January 22, 2018 / 11:02 AM / a year ago

UPDATE 1-Singapore has to face tax question as it ages - policymakers

* Finmin has said raising taxes is a question of when, not if

* Many analysts expect GST will be raised from 7 pct (Adds comments by the finance minister and deputy prime minister)

By John Geddie and Masayuki Kitano

SINGAPORE, Jan 22 (Reuters) - Singapore will have to address the question of how taxes can be used to better support the social issues created by a rapidly ageing population, policymakers said on Monday.

The city-state has some of the lowest tax rates in the world but top government officials have been signalling the need for higher taxes as its social spending and investment requirements increase.

Analysts expect changes to be unveiled as soon as Feb. 19, when the proposed budget for the fiscal year starting April 1 is presented. Many expect an increase to the 7-percent goods and services tax (GST) rate.

“The willingness of a society... to pay in taxes to support those less well off is quite critical. You see this in the small European countries and they do this quite well. I think this is one of the existential questions we have to face,” Ravi Menon, the head of Singapore’s central bank, said at an Institute of Policy Studies event.

Finance Minister Heng Swee Keat said in last year’s budget speech that the government will have to raise revenues through new taxes or raise tax rates to meet longer-term healthcare and infrastructure needs.

Speaking at the IPS event, Heng said he stood by his earlier comment that it is “not a question of whether but a question of when”.

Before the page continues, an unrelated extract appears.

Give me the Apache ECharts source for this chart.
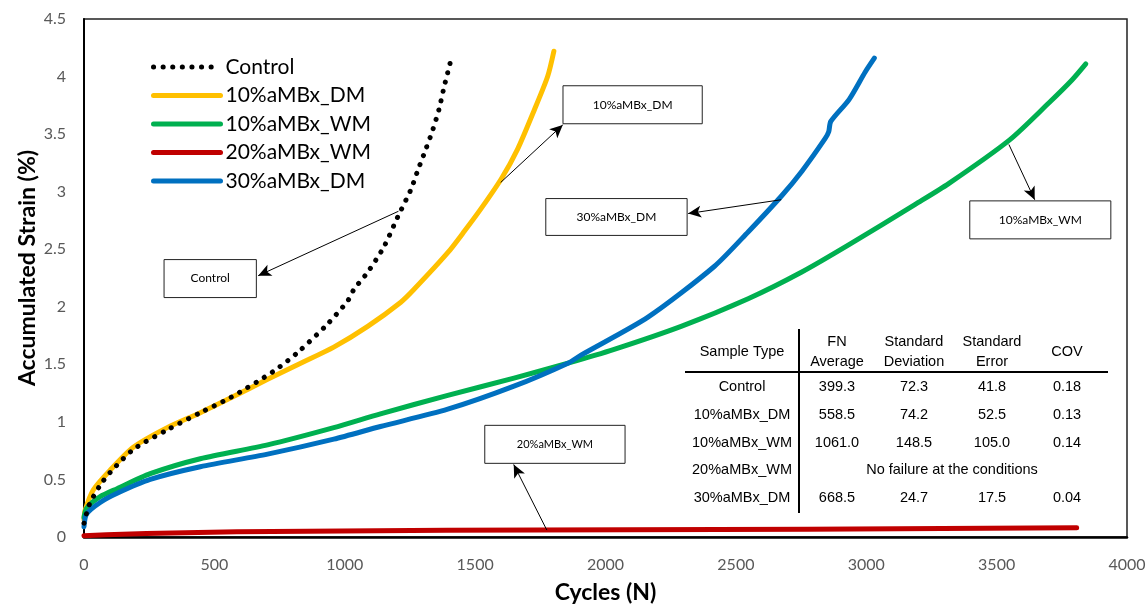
<!DOCTYPE html>
<html>
<head>
<meta charset="utf-8">
<script src="https://cdn.jsdelivr.net/npm/echarts@6/dist/echarts.min.js"></script>
<style>
  html, body { margin: 0; padding: 0; background: #fff; }
  #chart { width: 1146px; height: 607px; }
</style>
</head>
<body>
<div id="chart"></div>
<script>
// Accumulated strain (%) against load cycles N for each mix
const seriesNames = ['Control', '10%aMBx_DM', '10%aMBx_WM', '20%aMBx_WM', '30%aMBx_DM'];

const controlData = [
  [0, 0.12], [20, 0.28], [62, 0.45], [100, 0.56], [189, 0.76], [319, 0.93], [446, 1.08],
  [561, 1.21], [727, 1.44], [818, 1.60], [934, 1.85], [1011, 2.05], [1035, 2.15], [1088, 2.30],
  [1150, 2.52], [1203, 2.78], [1254, 3.02], [1281, 3.19], [1311, 3.37], [1338, 3.54],
  [1362, 3.72], [1380, 3.90], [1400, 4.08], [1411, 4.18]
];
const dm10Data = [
  [0, 0.15], [4, 0.23], [36, 0.41], [100, 0.58], [189, 0.78], [319, 0.95], [446, 1.08],
  [573, 1.22], [704, 1.37], [831, 1.51], [958, 1.65], [1088, 1.83], [1215, 2.04], [1265, 2.15],
  [1395, 2.47], [1460, 2.66], [1522, 2.85], [1600, 3.11], [1663, 3.37], [1727, 3.71],
  [1778, 4.00], [1802, 4.22]
];
const wm10Data = [
  [0, 0.17], [10, 0.25], [62, 0.35], [127, 0.42], [254, 0.55], [446, 0.68], [704, 0.80],
  [958, 0.95], [1137, 1.07], [1395, 1.23], [1649, 1.38], [1856, 1.51], [2033, 1.63],
  [2290, 1.83], [2547, 2.07], [2751, 2.30], [2934, 2.54], [3188, 2.89], [3316, 3.07],
  [3550, 3.45], [3700, 3.77], [3789, 3.97], [3842, 4.11]
];
const wm20Data = [
  [0, 0.01], [86, 0.02], [90, 0.03], [240, 0.03], [246, 0.045], [586, 0.045], [592, 0.055],
  [1390, 0.058], [1396, 0.065], [2776, 0.068], [2782, 0.078], [3807, 0.08]
];
const dm30Data = [
  [0, 0.09], [10, 0.20], [62, 0.30], [127, 0.38], [254, 0.50], [446, 0.61], [704, 0.72],
  [958, 0.85], [1137, 0.96], [1395, 1.11], [1649, 1.31], [1856, 1.51], [1906, 1.58],
  [2163, 1.91], [2417, 2.35], [2547, 2.65], [2674, 2.96], [2754, 3.18], [2842, 3.46],
  [2856, 3.52], [2864, 3.61], [2934, 3.80], [2996, 4.04], [3031, 4.16]
];

// Callout boxes: label, box corners [N, strain], arrow start and arrow tip
const callouts = [
  { label: 'Control',    box: [[307, 2.41], [661, 2.08]],   from: [1206, 2.83], to: [668, 2.27], size: 12 },
  { label: '10%aMBx_DM', box: [[1837, 3.92], [2371, 3.59]], from: [1598, 3.08], to: [1836, 3.58], size: 12 },
  { label: '30%aMBx_DM', box: [[1771, 2.94], [2313, 2.62]], from: [2674, 2.93], to: [2317, 2.81], size: 12 },
  { label: '10%aMBx_WM', box: [[3397, 2.92], [3938, 2.59]], from: [3547, 3.41], to: [3646, 2.93], size: 12 },
  { label: '20%aMBx_WM', box: [[1537, 0.97], [2075, 0.64]], from: [1775, 0.06], to: [1648, 0.63], size: 11 }
];

// Fatigue-number summary table
const tableHeader = [['Sample Type'], ['FN', 'Average'], ['Standard', 'Deviation'], ['Standard', 'Error'], ['COV']];
const tableSamples = ['Control', '10%aMBx_DM', '10%aMBx_WM', '20%aMBx_WM', '30%aMBx_DM'];
const tableFN   = ['399.3', '558.5', '1061.0', null, '668.5'];
const tableSD   = ['72.3', '74.2', '148.5', null, '24.7'];
const tableSE   = ['41.8', '52.5', '105.0', null, '17.5'];
const tableCOV  = ['0.18', '0.13', '0.14', null, '0.04'];
const tableNote = 'No failure at the conditions';

const colors = ['#000000', '#FFC000', '#00B050', '#C00000', '#0070C0'];
const dataSets = [controlData, dm10Data, wm10Data, wm20Data, dm30Data];

const chart = echarts.init(document.getElementById('chart'), null, { renderer: 'canvas' });

function calloutFor(name) {
  return callouts.filter(c => c.label === name);
}

const series = seriesNames.map((name, i) => {
  const cs = calloutFor(name);
  const s = {
    name: name,
    type: 'line',
    data: dataSets[i],
    showSymbol: false,
    symbol: 'none',
    smooth: name === '20%aMBx_WM' ? false : 0.25,
    z: i === 0 ? 6 : 3 + i * 0.1,
    lineStyle: {
      color: colors[i],
      width: 5,
      type: i === 0 ? [0.1, 9.5] : 'solid',
      cap: 'round',
      join: 'round'
    },
    itemStyle: { color: colors[i] },
    emphasis: { disabled: true }
  };
  if (cs.length) {
    s.markLine = {
      silent: true,
      symbol: ['none', 'arrow'],
      symbolSize: [9, 13],
      label: { show: false },
      lineStyle: { color: '#000', width: 1, type: 'solid', cap: 'butt' },
      emphasis: { disabled: true },
      data: cs.map(c => [{ coord: c.from }, { coord: c.to }])
    };
    s.markArea = {
      silent: true,
      itemStyle: { color: '#fff', borderColor: '#222', borderWidth: 1, opacity: 1 },
      label: {
        show: true, position: 'inside', color: '#000',
        fontFamily: 'Lato', fontSize: cs[0].size
      },
      emphasis: { disabled: true },
      data: cs.map(c => [{ name: c.label, coord: c.box[0] }, { coord: c.box[1] }])
    };
  }
  return s;
});

// Table drawn as graphic text on top of the plot
const tFont = '14.5px "Liberation Sans", Arial, sans-serif';
const colX = [742, 837, 914, 992, 1067];
const rowY = [387, 415, 443, 470, 498];
const tableEls = [];
function cell(text, x, y) {
  tableEls.push({ type: 'text', x: x, y: y, style: { text: text, font: tFont, fill: '#000', align: 'center', verticalAlign: 'middle' } });
}
tableHeader.forEach((h, j) => {
  if (h.length === 1) {
    cell(h[0], colX[j], 352);
  } else {
    cell(h[0], colX[j], 342);
    cell(h[1], colX[j], 362);
  }
});
const cols = [tableFN, tableSD, tableSE, tableCOV];
tableSamples.forEach((s, r) => {
  cell(s, colX[0], rowY[r]);
  if (tableFN[r] === null) {
    cell(tableNote, 952, rowY[r]);
  } else {
    cols.forEach((c, k) => cell(c[r], colX[k + 1], rowY[r]));
  }
});
tableEls.push({ type: 'line', shape: { x1: 799, y1: 329, x2: 799, y2: 513 }, style: { stroke: '#000', lineWidth: 2 } });
tableEls.push({ type: 'line', shape: { x1: 685, y1: 372, x2: 1108, y2: 372 }, style: { stroke: '#000', lineWidth: 2 } });

const option = {
  animation: false,
  backgroundColor: '#fff',
  textStyle: { fontFamily: 'Lato' },
  grid: {
    left: 84, right: 19, top: 19, bottom: 70,
    outerBoundsMode: 'none',
    show: true, borderColor: '#222', borderWidth: 1.5, backgroundColor: 'transparent'
  },
  legend: {
    orient: 'vertical',
    left: 146, top: 51,
    itemWidth: 67, itemHeight: 14, itemGap: 6.5,
    selectedMode: false,
    data: seriesNames,
    itemStyle: { opacity: 0 },
    lineStyle: { width: 5 },
    textStyle: { fontFamily: 'Lato', fontSize: 21, color: '#000', lineHeight: 22 }
  },
  xAxis: {
    type: 'value', min: 0, max: 4000, interval: 500,
    name: 'Cycles (N)', nameLocation: 'middle', nameGap: 44,
    nameTextStyle: { fontFamily: 'Lato', fontWeight: 'bold', fontSize: 23, color: '#000' },
    axisLine: { show: true, onZero: false, lineStyle: { color: '#000', width: 2.5 } },
    axisTick: { show: false },
    splitLine: { show: false },
    axisLabel: { fontFamily: 'Lato', fontSize: 16, color: '#595959', margin: 20, formatter: v => String(v) }
  },
  yAxis: {
    type: 'value', min: 0, max: 4.5, interval: 0.5,
    name: 'Accumulated Strain (%)', nameLocation: 'middle', nameGap: 45,
    nameMoveOverlap: false,
    nameTextStyle: { fontFamily: 'Lato', fontWeight: 'bold', fontSize: 23, color: '#000', padding: [0, 0, 0, 20] },
    axisLine: { show: true, lineStyle: { color: '#000', width: 2 } },
    axisTick: { show: false },
    splitLine: { show: false },
    axisLabel: { fontFamily: 'Lato', fontSize: 16, color: '#595959', margin: 18 }
  },
  series: series,
  graphic: [{ type: 'group', z: 100, children: tableEls }]
};

chart.setOption(option);
</script>
</body>
</html>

Heng said government spending has more than doubled over the past decade, with the largest increase in social spending.

Over the same period, he said, reserves grew to be a major source of revenue for the country: from 5.6 percent of S$43 billion in FY2007 to 17.3 percent of S$83 billion in FY2016.

“To put it another way, if we hadn’t had those numbers, if we hadn’t used contributions from reserves, what it means is that your personal income tax could have doubled, GST could have doubled, corporate income tax could have doubled.”

A survey published last week showed Singaporeans were not in favour of higher taxes to support their elderly and would prefer the country to tap its national reserves to deal with future social spending increases.

Deputy Prime Minister Teo Chee Hean, who did not address the issue of taxes directly in his speech, said that because Singapore is ageing more rapidly than most countries, the subsidies provided for healthcare will eat up more of the budget in the future.

“The doubling of our population of seniors by 2030 means that the subsidies that we provide from our government budget for healthcare will grow very substantially,” he said, referring to a state pension scheme and a health insurance scheme.